Description of the task:
Repeat all the material exactly; pictures stay out of your copy.
>> BEGIN Supplied information
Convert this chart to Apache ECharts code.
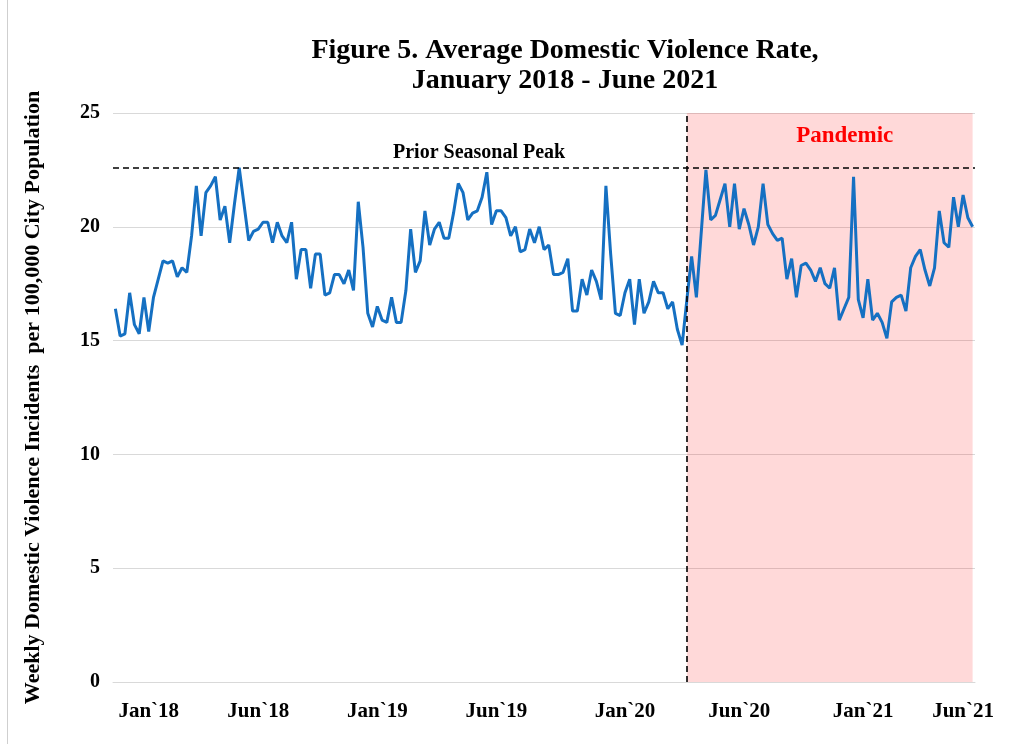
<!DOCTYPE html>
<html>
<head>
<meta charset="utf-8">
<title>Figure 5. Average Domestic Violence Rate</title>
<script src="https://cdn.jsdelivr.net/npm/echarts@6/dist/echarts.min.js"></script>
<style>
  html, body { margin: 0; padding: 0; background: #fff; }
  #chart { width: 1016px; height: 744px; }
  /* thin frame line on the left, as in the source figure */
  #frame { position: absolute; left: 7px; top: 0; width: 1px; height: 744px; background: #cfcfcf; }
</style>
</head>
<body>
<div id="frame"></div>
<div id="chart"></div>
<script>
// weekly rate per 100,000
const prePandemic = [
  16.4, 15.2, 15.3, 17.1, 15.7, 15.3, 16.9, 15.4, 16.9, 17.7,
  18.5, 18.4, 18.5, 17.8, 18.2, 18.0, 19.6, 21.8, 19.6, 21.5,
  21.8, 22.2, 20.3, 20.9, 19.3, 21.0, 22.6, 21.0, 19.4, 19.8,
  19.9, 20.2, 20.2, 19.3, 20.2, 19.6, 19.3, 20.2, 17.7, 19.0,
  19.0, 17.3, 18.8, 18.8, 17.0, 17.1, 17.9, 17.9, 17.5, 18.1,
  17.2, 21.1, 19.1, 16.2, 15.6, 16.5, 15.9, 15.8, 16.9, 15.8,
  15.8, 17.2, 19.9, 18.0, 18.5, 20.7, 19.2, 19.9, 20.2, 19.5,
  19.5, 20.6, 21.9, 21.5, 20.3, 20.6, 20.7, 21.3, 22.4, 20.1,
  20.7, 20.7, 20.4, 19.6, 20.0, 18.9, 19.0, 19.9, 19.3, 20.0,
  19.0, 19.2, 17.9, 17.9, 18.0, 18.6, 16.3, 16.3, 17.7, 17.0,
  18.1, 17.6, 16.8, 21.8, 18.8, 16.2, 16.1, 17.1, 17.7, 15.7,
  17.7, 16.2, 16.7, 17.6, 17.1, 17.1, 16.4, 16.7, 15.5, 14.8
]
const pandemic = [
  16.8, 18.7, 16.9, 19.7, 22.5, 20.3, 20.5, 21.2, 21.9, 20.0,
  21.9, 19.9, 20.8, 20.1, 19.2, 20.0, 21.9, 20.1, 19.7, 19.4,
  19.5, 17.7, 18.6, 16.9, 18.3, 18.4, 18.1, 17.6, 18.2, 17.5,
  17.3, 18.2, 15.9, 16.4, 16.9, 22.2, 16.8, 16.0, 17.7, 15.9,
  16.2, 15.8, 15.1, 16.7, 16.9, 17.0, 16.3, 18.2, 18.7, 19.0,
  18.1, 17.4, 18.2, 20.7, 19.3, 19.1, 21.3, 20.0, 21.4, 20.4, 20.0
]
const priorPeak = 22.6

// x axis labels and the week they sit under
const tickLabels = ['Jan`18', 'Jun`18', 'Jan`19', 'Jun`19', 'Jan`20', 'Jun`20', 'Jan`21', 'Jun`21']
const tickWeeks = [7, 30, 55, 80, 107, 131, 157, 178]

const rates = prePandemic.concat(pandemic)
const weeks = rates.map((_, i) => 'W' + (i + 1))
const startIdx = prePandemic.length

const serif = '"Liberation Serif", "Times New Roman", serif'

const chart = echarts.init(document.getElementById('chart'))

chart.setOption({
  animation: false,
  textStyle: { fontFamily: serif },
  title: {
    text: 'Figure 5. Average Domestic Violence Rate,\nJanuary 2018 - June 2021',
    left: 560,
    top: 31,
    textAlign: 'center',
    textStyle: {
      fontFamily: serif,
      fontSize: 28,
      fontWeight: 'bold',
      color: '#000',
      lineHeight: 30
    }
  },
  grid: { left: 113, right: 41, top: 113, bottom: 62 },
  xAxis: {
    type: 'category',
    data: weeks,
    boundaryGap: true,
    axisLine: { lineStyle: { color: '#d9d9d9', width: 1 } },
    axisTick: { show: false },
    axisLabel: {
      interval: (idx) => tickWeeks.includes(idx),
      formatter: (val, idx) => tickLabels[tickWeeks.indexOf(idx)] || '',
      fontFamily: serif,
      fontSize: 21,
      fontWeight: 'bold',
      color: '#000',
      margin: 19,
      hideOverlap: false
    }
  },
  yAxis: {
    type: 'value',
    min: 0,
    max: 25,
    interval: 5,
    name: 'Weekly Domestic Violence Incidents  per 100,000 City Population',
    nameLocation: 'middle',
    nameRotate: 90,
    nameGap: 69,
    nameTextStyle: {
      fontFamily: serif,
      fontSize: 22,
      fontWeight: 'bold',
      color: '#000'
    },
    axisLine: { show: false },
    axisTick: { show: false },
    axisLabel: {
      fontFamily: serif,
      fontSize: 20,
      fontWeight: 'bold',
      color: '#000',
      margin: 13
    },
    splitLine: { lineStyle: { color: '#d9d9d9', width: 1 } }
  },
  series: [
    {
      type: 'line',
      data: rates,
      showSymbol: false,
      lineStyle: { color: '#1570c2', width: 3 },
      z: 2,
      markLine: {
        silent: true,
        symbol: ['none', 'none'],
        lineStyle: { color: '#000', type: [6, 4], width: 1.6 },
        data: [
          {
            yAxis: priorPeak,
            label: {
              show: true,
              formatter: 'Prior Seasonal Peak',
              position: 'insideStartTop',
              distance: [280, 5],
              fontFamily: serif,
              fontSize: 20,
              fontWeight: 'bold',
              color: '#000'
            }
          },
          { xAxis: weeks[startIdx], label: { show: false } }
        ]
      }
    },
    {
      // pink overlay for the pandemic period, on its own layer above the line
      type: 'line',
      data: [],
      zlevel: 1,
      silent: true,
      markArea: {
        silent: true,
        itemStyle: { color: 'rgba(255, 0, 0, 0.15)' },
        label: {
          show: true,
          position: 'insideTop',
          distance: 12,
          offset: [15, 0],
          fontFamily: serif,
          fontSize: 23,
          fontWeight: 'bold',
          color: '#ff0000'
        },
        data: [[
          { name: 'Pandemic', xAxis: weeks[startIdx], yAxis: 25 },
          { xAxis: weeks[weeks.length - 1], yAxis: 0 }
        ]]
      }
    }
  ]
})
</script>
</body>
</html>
>> END Supplied information
Result:
Convert this chart to Apache ECharts code.
<!DOCTYPE html>
<html>
<head>
<meta charset="utf-8">
<title>Figure 5. Average Domestic Violence Rate</title>
<script src="https://cdn.jsdelivr.net/npm/echarts@6/dist/echarts.min.js"></script>
<style>
  html, body { margin: 0; padding: 0; background: #fff; }
  #chart { width: 1016px; height: 744px; }
  /* thin frame line on the left, as in the source figure */
  #frame { position: absolute; left: 7px; top: 0; width: 1px; height: 744px; background: #cfcfcf; }
</style>
</head>
<body>
<div id="frame"></div>
<div id="chart"></div>
<script>
// weekly rate per 100,000
const prePandemic = [
  16.4, 15.2, 15.3, 17.1, 15.7, 15.3, 16.9, 15.4, 16.9, 17.7,
  18.5, 18.4, 18.5, 17.8, 18.2, 18.0, 19.6, 21.8, 19.6, 21.5,
  21.8, 22.2, 20.3, 20.9, 19.3, 21.0, 22.6, 21.0, 19.4, 19.8,
  19.9, 20.2, 20.2, 19.3, 20.2, 19.6, 19.3, 20.2, 17.7, 19.0,
  19.0, 17.3, 18.8, 18.8, 17.0, 17.1, 17.9, 17.9, 17.5, 18.1,
  17.2, 21.1, 19.1, 16.2, 15.6, 16.5, 15.9, 15.8, 16.9, 15.8,
  15.8, 17.2, 19.9, 18.0, 18.5, 20.7, 19.2, 19.9, 20.2, 19.5,
  19.5, 20.6, 21.9, 21.5, 20.3, 20.6, 20.7, 21.3, 22.4, 20.1,
  20.7, 20.7, 20.4, 19.6, 20.0, 18.9, 19.0, 19.9, 19.3, 20.0,
  19.0, 19.2, 17.9, 17.9, 18.0, 18.6, 16.3, 16.3, 17.7, 17.0,
  18.1, 17.6, 16.8, 21.8, 18.8, 16.2, 16.1, 17.1, 17.7, 15.7,
  17.7, 16.2, 16.7, 17.6, 17.1, 17.1, 16.4, 16.7, 15.5, 14.8
]
const pandemic = [
  16.8, 18.7, 16.9, 19.7, 22.5, 20.3, 20.5, 21.2, 21.9, 20.0,
  21.9, 19.9, 20.8, 20.1, 19.2, 20.0, 21.9, 20.1, 19.7, 19.4,
  19.5, 17.7, 18.6, 16.9, 18.3, 18.4, 18.1, 17.6, 18.2, 17.5,
  17.3, 18.2, 15.9, 16.4, 16.9, 22.2, 16.8, 16.0, 17.7, 15.9,
  16.2, 15.8, 15.1, 16.7, 16.9, 17.0, 16.3, 18.2, 18.7, 19.0,
  18.1, 17.4, 18.2, 20.7, 19.3, 19.1, 21.3, 20.0, 21.4, 20.4, 20.0
]
const priorPeak = 22.6

// x axis labels and the week they sit under
const tickLabels = ['Jan`18', 'Jun`18', 'Jan`19', 'Jun`19', 'Jan`20', 'Jun`20', 'Jan`21', 'Jun`21']
const tickWeeks = [7, 30, 55, 80, 107, 131, 157, 178]

const rates = prePandemic.concat(pandemic)
const weeks = rates.map((_, i) => 'W' + (i + 1))
const startIdx = prePandemic.length

const serif = '"Liberation Serif", "Times New Roman", serif'

const chart = echarts.init(document.getElementById('chart'))

chart.setOption({
  animation: false,
  textStyle: { fontFamily: serif },
  title: {
    text: 'Figure 5. Average Domestic Violence Rate,\nJanuary 2018 - June 2021',
    left: 560,
    top: 31,
    textAlign: 'center',
    textStyle: {
      fontFamily: serif,
      fontSize: 28,
      fontWeight: 'bold',
      color: '#000',
      lineHeight: 30
    }
  },
  grid: { left: 113, right: 41, top: 113, bottom: 62 },
  xAxis: {
    type: 'category',
    data: weeks,
    boundaryGap: true,
    axisLine: { lineStyle: { color: '#d9d9d9', width: 1 } },
    axisTick: { show: false },
    axisLabel: {
      interval: (idx) => tickWeeks.includes(idx),
      formatter: (val, idx) => tickLabels[tickWeeks.indexOf(idx)] || '',
      fontFamily: serif,
      fontSize: 21,
      fontWeight: 'bold',
      color: '#000',
      margin: 19,
      hideOverlap: false
    }
  },
  yAxis: {
    type: 'value',
    min: 0,
    max: 25,
    interval: 5,
    name: 'Weekly Domestic Violence Incidents  per 100,000 City Population',
    nameLocation: 'middle',
    nameRotate: 90,
    nameGap: 69,
    nameTextStyle: {
      fontFamily: serif,
      fontSize: 22,
      fontWeight: 'bold',
      color: '#000'
    },
    axisLine: { show: false },
    axisTick: { show: false },
    axisLabel: {
      fontFamily: serif,
      fontSize: 20,
      fontWeight: 'bold',
      color: '#000',
      margin: 13
    },
    splitLine: { lineStyle: { color: '#d9d9d9', width: 1 } }
  },
  series: [
    {
      type: 'line',
      data: rates,
      showSymbol: false,
      lineStyle: { color: '#1570c2', width: 3 },
      z: 2,
      markLine: {
        silent: true,
        symbol: ['none', 'none'],
        lineStyle: { color: '#000', type: [6, 4], width: 1.6 },
        data: [
          {
            yAxis: priorPeak,
            label: {
              show: true,
              formatter: 'Prior Seasonal Peak',
              position: 'insideStartTop',
              distance: [280, 5],
              fontFamily: serif,
              fontSize: 20,
              fontWeight: 'bold',
              color: '#000'
            }
          },
          { xAxis: weeks[startIdx], label: { show: false } }
        ]
      }
    },
    {
      // pink overlay for the pandemic period, on its own layer above the line
      type: 'line',
      data: [],
      zlevel: 1,
      silent: true,
      markArea: {
        silent: true,
        itemStyle: { color: 'rgba(255, 0, 0, 0.15)' },
        label: {
          show: true,
          position: 'insideTop',
          distance: 12,
          offset: [15, 0],
          fontFamily: serif,
          fontSize: 23,
          fontWeight: 'bold',
          color: '#ff0000'
        },
        data: [[
          { name: 'Pandemic', xAxis: weeks[startIdx], yAxis: 25 },
          { xAxis: weeks[weeks.length - 1], yAxis: 0 }
        ]]
      }
    }
  ]
})
</script>
</body>
</html>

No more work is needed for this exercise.